As her deceptions become more and more complex and more and more upsetting, we see in Diane a desire to surrender, and in ways large and small she begins to. She places herself in harm’s way when Elise draws her into a disorienting, eerie confrontation deep in a parking garage. (Elise’s demands of “lower, lower, lower” as they descend the concrete spiral of the garage is hypnotizing and deeply upsetting). She starts to lean on Herve a bit more. But what Diane is about to learn is that the reality of surrendering control never matches the fantasy when you hand the reins to someone who doesn’t really see you as a person.
This movie is full of imagery of women being handled: carried, restrained, held down, bound, and even being gently tucked into bed while unconscious. And with the exception of the latter, what is maybe most striking about them is the lack of passion. Even the men who anonymously torture (kill?) the women on the Hellfire site seem to do so robotically. It is the visual language of sexual violence, but it’s covered with the horrifying sheen of commercialism and profit. Someone will pay to watch this woman suffer, therefore we will make her suffer. Her suffering can be yours to enjoy once we have your credit card details. It is dehumanizing to a degree that individual violence never could be.
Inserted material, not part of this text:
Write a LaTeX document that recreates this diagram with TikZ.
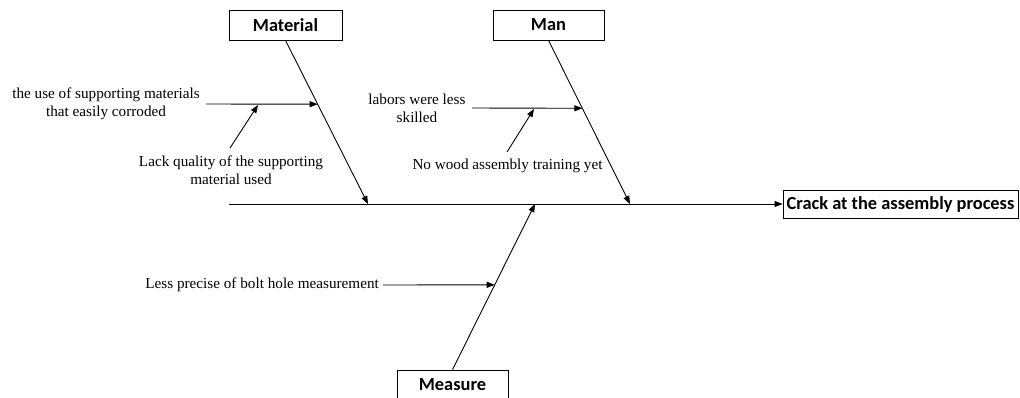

Nielsen brings an unraveling intensity to her character that I loved, and it is perfectly complimented by Sevigny’s turn as a woman who at first just seems like a bitchy co-worker and gradually takes more and more power for herself. Berling’s turn as Herve is enjoyably enigmatic---will he ultimately prove to be an ally or an enemy? In this movie, you don’t know that answer regarding any character until the last moments. Gina Gershon also deserves a mention for her portrayal of a superficially bratty, but possibly deeply conniving, representative of an American distributor.
This is a movie that, the moment the end credits rolled, I immediately knew would demand a rewatch at some point. I keep circling back to different sequences and ideas. It kind of floors me that this film was made in the early 2000s, and yet the questions it raises about consent and stimulation and people-as-product continue to be incredibly relevant, if not more so, now.